Yani insanlar bir şeyin doğruluğunu ilahlaşmasıyla belirliyor! İlahlaştırılan doğrudur! Nasrettin Hoca bir ziyafette; günlük, sade kıyafeti ile bulunduğu ortamda bakıyor ki kıyafeti düzgün olanlara daha fazla hürmet var! Eve gider ve gösterişli kürkünü, kaftanını giyer gelir! Bu sefer en leziz yemekler, tatlılar, şuruplar önüne konur! Hoca, yemekten alır kürke uzatır “Ye kürküm ye, bu iltifat bana değil, aslen sanadır; yemek de senin hakkındır! Bir toplulukta güzel hakiki bir söz söylense; avam, sıradan kişiler hemen söz söyleyenin makamına, kıyafetine, akademik kariyerine, popülaritesine, siyasi kimliğine, toplumdaki ekonomik gücüne, hatta mafya lideri ise zorbalığına dikkat eder! Yani söz sahibine göre değer alır! Oysa söz değerli ise Yunus söylese değerlidir! Değersiz ise padişah söylese hakikatte değeri olmaz! Söz, özden olsun, özgün olsun. İlahlaştırılan makamlar ve kabullerle değerlendirilmesin!

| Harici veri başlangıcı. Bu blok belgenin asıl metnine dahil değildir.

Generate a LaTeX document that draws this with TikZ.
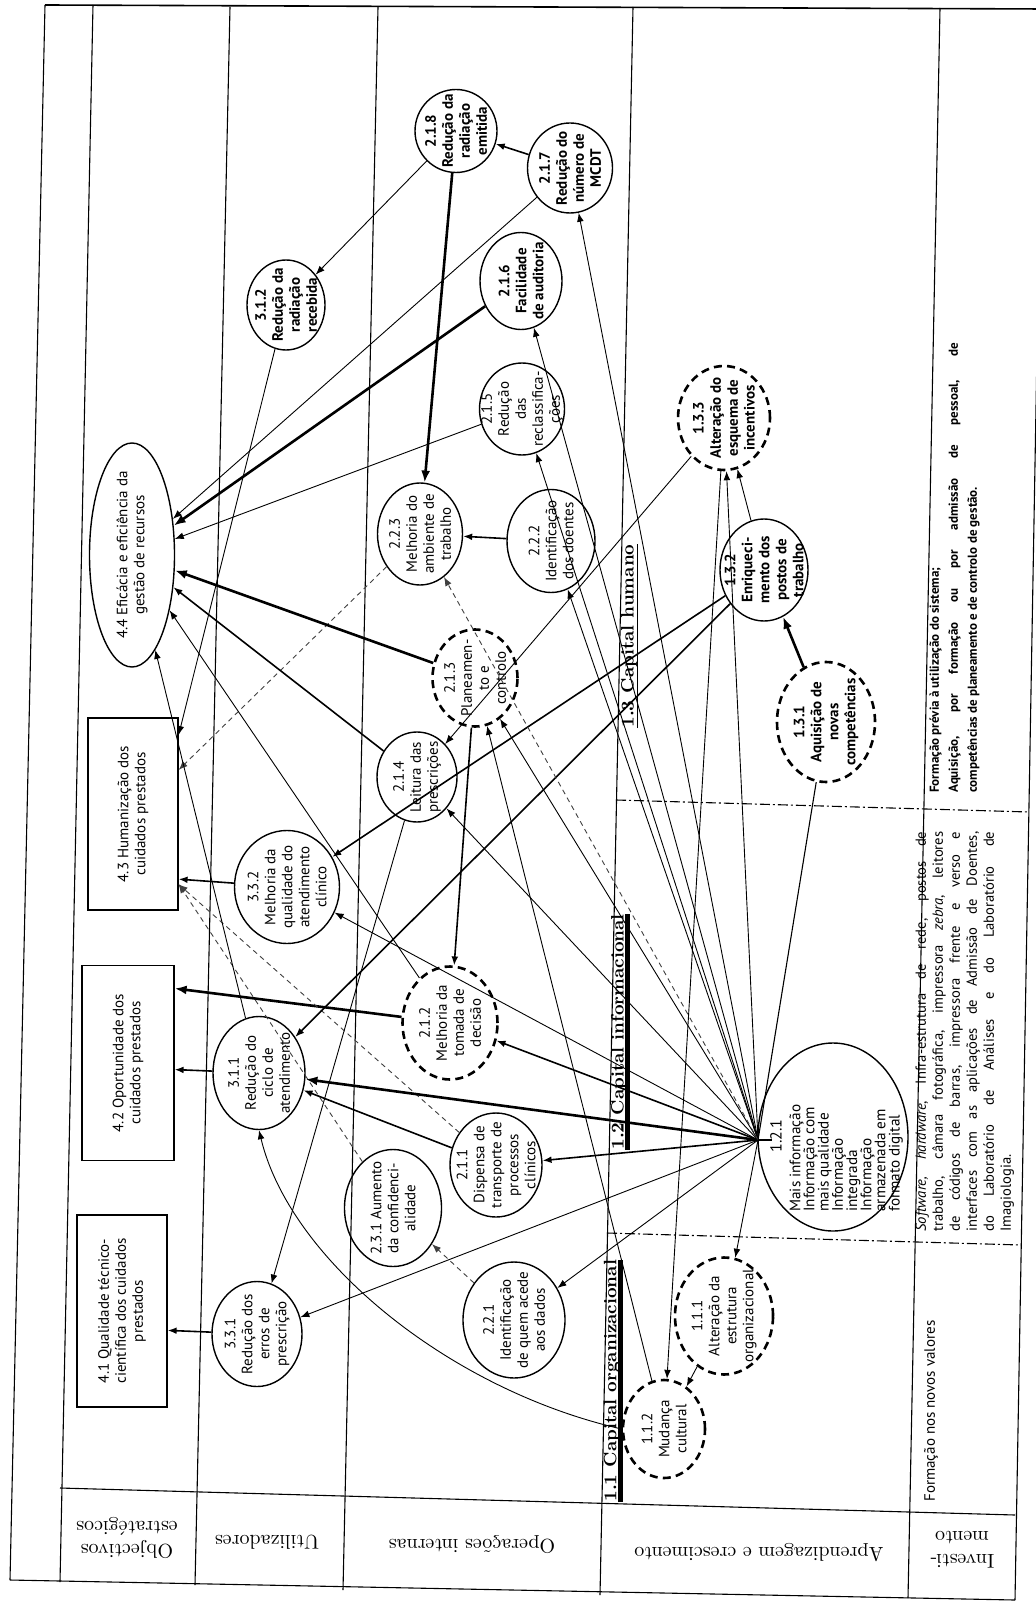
\documentclass[tikz,border=0pt]{standalone}
\usepackage{fontspec}
\newfontfamily\nodefont{PT Sans}
\usetikzlibrary{arrows.meta,shapes.geometric}
\begin{document}
\begin{tikzpicture}[x=0.5pt,y=-0.5pt,
  tline/.style={line width=0.55pt},
  sline/.style={line width=0.55pt, dash pattern=on 5pt off 1.5pt on 1pt off 1.5pt},
  ellnode/.style 2 args={draw, ellipse, line width=0.7pt, minimum width=#1*0.5pt, minimum height=#2*0.5pt, inner sep=0pt},
  dellnode/.style 2 args={draw, ellipse, line width=1.3pt, dash pattern=on 4pt off 2.6pt, minimum width=#1*0.5pt, minimum height=#2*0.5pt, inner sep=0pt},
  boxnode/.style 2 args={draw, rectangle, line width=0.6pt, minimum width=#1*0.5pt, minimum height=#2*0.5pt, inner sep=0pt},
  txt/.style={rotate=90, align=center, inner sep=0pt, font=\nodefont\fontsize{7.5}{8.5}\selectfont},
  txtb/.style={txt, font=\nodefont\bfseries\fontsize{7.5}{8.5}\selectfont},
  rowlab/.style={rotate=180, align=center, inner sep=0pt, font=\fontsize{10}{11.5}\selectfont},
  seclab/.style={rotate=90, anchor=west, inner sep=0pt, font=\bfseries\fontsize{9}{10}\selectfont},
  invtxt/.style={rotate=90, anchor=north west, inner sep=0pt},
  arrowtip/.style={-{Latex[length=4.5pt,width=3.4pt]}},
  con/.style={arrowtip, line width=0.45pt},
  conm/.style={arrowtip, line width=0.8pt},
  conk/.style={-{Latex[length=6pt,width=4.5pt]}, line width=1.3pt},
  cond/.style={arrowtip, line width=0.45pt, dash pattern=on 2.5pt off 2pt, black!75},
]
\fill[white] (0,0) rectangle (1036,1609);
\useasboundingbox (0,0) rectangle (1036,1609);

% ---------- table frame ----------
\draw[line width=0.8pt] (45,5) -- (1043,9);
\draw[tline] (45,5) -- (10,1580);
\draw[tline] (10,1580) -- (1015,1600);
\draw[tline] (1043,9) -- (1015,1600);
\draw[tline] (93,5) -- (60,1582);
\draw[tline] (230,7) -- (195,1585);
\draw[tline] (378,7) -- (343,1590);
\draw[tline] (633,7) -- (600,1595);
\draw[tline] (940,8) -- (908,1598);
\draw[tline] (60,1488) -- (1015,1515);
\draw[sline] (616,800) -- (1029,812);
\draw[sline] (607,1233) -- (1021,1245);

% ---------- row labels ----------
\node[rowlab] (r1) at (127,1538) {Objectivos\\estratégicos};
\node[rowlab] (r2) at (267,1542) {Utilizadores};
\node[rowlab] (r3) at (472,1545) {Operações internas};
\node[rowlab] (r4) at (759,1553) {Aprendizagem e crescimento};
\node[rowlab] (r5) at (962,1550) {Investi-\\mento};

% ---------- strategic objectives ----------
\node[ellnode={85}{224}] (n44) at (132,555) {};
\node[txt] (t44) at (n44) {4.4 Eficácia e eficiência da\\gestão de recursos};
\node[boxnode={90}{192}] (n43) at (133,814) {};
\node[txt] (t43) at (n43) {4.3 Humanização dos\\cuidados prestados};
\node[boxnode={92}{195}] (n42) at (128,1063) {};
\node[txt] (t42) at (n42) {4.2 Oportunidade dos\\cuidados prestados};
\node[boxnode={90}{192}] (n41) at (122,1311) {};
\node[txt] (t41) at (n41) {4.1 Qualidade técnico-\\científica dos cuidados\\prestados};

% ---------- users ----------
\node[ellnode={78}{90}] (n312) at (286,305) {};
\node[txtb] (t312) at (n312) {3.1.2\\Redução da\\radiação\\recebida};
\node[ellnode={105}{113}] (n332) at (287,887) {};
\node[txt] (t332) at (n332) {3.3.2\\Melhoria da\\qualidade do\\atendimento\\clínico};
\node[ellnode={92}{113}] (n311) at (259,1073) {};
\node[txt] (t311) at (n311) {3.1.1\\Redução do\\ciclo de\\atendimento};
\node[ellnode={90}{105}] (n331) at (257,1334) {};
\node[txt] (t331) at (n331) {3.3.1\\Redução dos\\erros de\\prescrição};

% ---------- internal operations ----------
\node[ellnode={82}{83}] (n218) at (456,131) {};
\node[txtb] (t218) at (n218) {2.1.8\\Redução da\\radiação\\emitida};
\node[ellnode={85}{90}] (n217) at (570,168) {};
\node[txtb] (t217) at (n217) {2.1.7\\Redução do\\número de\\MCDT};
\node[ellnode={82}{97}] (n216) at (521,281) {};
\node[txtb] (t216) at (n216) {2.1.6\\Facilidade\\de auditoria};
\node[ellnode={85}{92}] (n215) at (522,409) {};
\node[txt] (t215) at (n215) {2.1.5\\Redução\\das\\reclassifica-\\ções};
\node[ellnode={85}{102}] (n223) at (420,534) {};
\node[txt] (t223) at (n223) {2.2.3\\Melhoria do\\ambiente de\\trabalho};
\node[ellnode={88}{103}] (n222) at (551,541) {};
\node[txt] (t222) at (n222) {2.2.2\\Identificação\\dos doentes};
\node[dellnode={85}{97}] (n213) at (475,678) {};
\node[txt] (t213) at (n213) {2.1.3\\Planeamen-\\to e\\controlo};
\node[ellnode={80}{90}] (n214) at (417,777) {};
\node[txt] (t214) at (n214) {2.1.4\\Leitura das\\prescrições};
\node[dellnode={95}{113}] (n212) at (450,1023) {};
\node[txt] (t212) at (n212) {2.1.2\\Melhoria da\\tomada de\\decisão};
\node[ellnode={92}{104}] (n211) at (496,1165) {};
\node[txt] (t211) at (n211) {2.1.1\\Dispensa de\\transporte de\\processos\\clínicos};
\node[ellnode={97}{117}] (n231) at (393,1208) {};
\node[txt] (t231) at (n231) {2.3.1 Aumento\\da confidenci-\\alidade};
\node[ellnode={102}{116}] (n221) at (514,1320) {};
\node[txt] (t221) at (n221) {2.2.1\\Identificação\\de quem acede\\aos dados};

% ---------- learning and growth ----------
\node[seclab] (s13) at (629,728) {1.3 Capital humano};
\node[seclab] (s12) at (619,1150) {1.2 Capital informacional};
\node[seclab] (s11) at (612,1502) {1.1 Capital organizacional};
\draw[line width=0.9pt] (s13.south west) -- (s13.south east);
\draw[line width=2.2pt] (s12.south west) -- (s12.south east);
\draw[line width=2.2pt] (s11.south west) -- (s11.south east);

\node[dellnode={92}{104}] (n133) at (724,418) {};
\node[txtb] (t133) at (n133) {1.3.3\\Alteração do\\esquema de\\incentivos};
\node[ellnode={88}{102}] (n132) at (764,570) {};
\node[txtb] (t132) at (n132) {1.3.2\\Enriqueci-\\mento dos\\postos de\\trabalho};
\node[dellnode={98}{120}] (n131) at (826,722) {};
\node[txtb] (t131) at (n131) {1.3.1\\Aquisição de\\novas\\competências};
\node[ellnode={150}{188}] (n121) at (833,1137) {};
\coordinate (hub) at (758,1140);
\draw[tline] (hub) -- ++(14,0);
\node[txt, font=\nodefont\fontsize{8}{9}\selectfont] (t121n) at (776,1136) {1.2.1};
\node[rotate=90, anchor=north west, align=left, inner sep=0pt, font=\nodefont\fontsize{7.6}{7.1}\selectfont] (t121) at (789,1212)
  {Mais informação\\Informação com\\mais qualidade\\Informação\\integrada\\Informação\\armazenada em\\formato digital};
\node[dellnode={98}{117}] (n111) at (724,1316) {};
\node[txt] (t111) at (n111) {1.1.1\\Alteração da\\estrutura\\organizacional};
\node[dellnode={82}{98}] (n112) at (664,1429) {};
\node[txt] (t112) at (n112) {1.1.2\\Mudança\\cultural};

% ---------- investment ----------
\node[invtxt, font=\nodefont\bfseries\fontsize{6.5}{9.5}\selectfont] (ia) at (929,793)
  {\parbox{225pt}{Formação prévia à utilização do sistema;\\
   Aquisição, por formação ou por admissão de pessoal, de\linebreak
   competências de planeamento e de controlo de gestão.}};
\node[invtxt, font=\nodefont\fontsize{7.3}{8.5}\selectfont] (ib) at (915,1232)
  {\parbox{200pt}{\textit{Software, hardware}, Infra-estrutura de rede, postos de\linebreak
   trabalho, câmara fotográfica, impressora \textit{zebra}, leitores\linebreak
   de códigos de barras, impressora frente e verso e\linebreak
   interfaces com as aplicações de Admissão de Doentes,\linebreak
   do Laboratório de Análises e do Laboratório de\linebreak
   Imagiologia.}};
\node[rotate=90, anchor=west, inner sep=0pt, font=\nodefont\fontsize{7.5}{9}\selectfont] (ic) at (931,1502)
  {Formação nos novos valores};

% ---------- connectors ----------
\draw[conm] (n331) -- (n41.-23);
\draw[conm] (n311) -- (n42.-8);
\draw[conk] (n212) -- (n42.58);
\draw[conm] (n332) -- (n43.-55);
\draw[con] (n312) -- (n43.60);
\draw[cond] (n223) -- (n43.44);
\draw[cond] (n231) -- (n43.-57);
\draw[cond] (n211) -- (n43.-57);
\draw[con] (n217) -- (n44);
\draw[conk] (n216) -- (n44);
\draw[con] (n215) -- (n44);
\draw[conk] (n213) -- (n44);
\draw[conm] (n214) -- (n44);
\draw[con] (n212) -- (n44);
\draw[con] (n311) -- (n44);
\draw[con] (n218) -- (n312);
\draw[conm] (n217) -- (n218);
\draw[conk] (n218) -- (n223);
\draw[conm] (n222) -- (n223);
\draw[conm] (n213) -- (n212);
\draw[conm] (n211) -- (n311);
\draw[con] (n214) -- (n331);
\draw[cond] (n221) -- (n231);
\draw[conk] (n131) -- (n132);
\draw[con] (n132) -- (n133);
\draw[conm] (n132) -- (n332);
\draw[conm] (n132) -- (n311);
\draw[con] (n133) -- (n112);
\draw[con] (n111) -- (n112);
\draw[con] (n112.west) .. controls (450,1390) and (290,1260) .. (n311.south);
\draw[con] (n112) -- (n213);
\draw[con] (n133) -- (n214);
\foreach \tg in {n217,n216,n215,n222,n213,n214,n332,n221,n331,n111,n133}
  \draw[con] (hub) -- (\tg);
\draw[conm] (hub) -- (n212);
\draw[conk] (hub) -- (n311);
\draw[conm] (hub) -- (n211);
\draw[cond] (hub) -- (n223);
\draw[tline] (hub) -- (n131);
\end{tikzpicture}
\end{document}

Son tahlilde; söz, sahibini değerlendirir! Yani sahibine değil söze bakılırsa Yunus sultanları geçer! Söze değil saltanata bakılırsa zırvalıklar kabul görür! Söz ile değerlenmek veya değersizleşmek mümkün olsun. İlahlaştırılanların saçmalıklarından kurtulmak için bir daha aşk ile “La ilahe illallah” diyorum.
Saygılarımla,
Ahmet Bektaş
YORUMLAR
Tebrik ediyorum Ahmet Bey. Rabbim kaleminizi daim, gönlünüzü hoş eylesin her daim. Selam ve saygılarımla.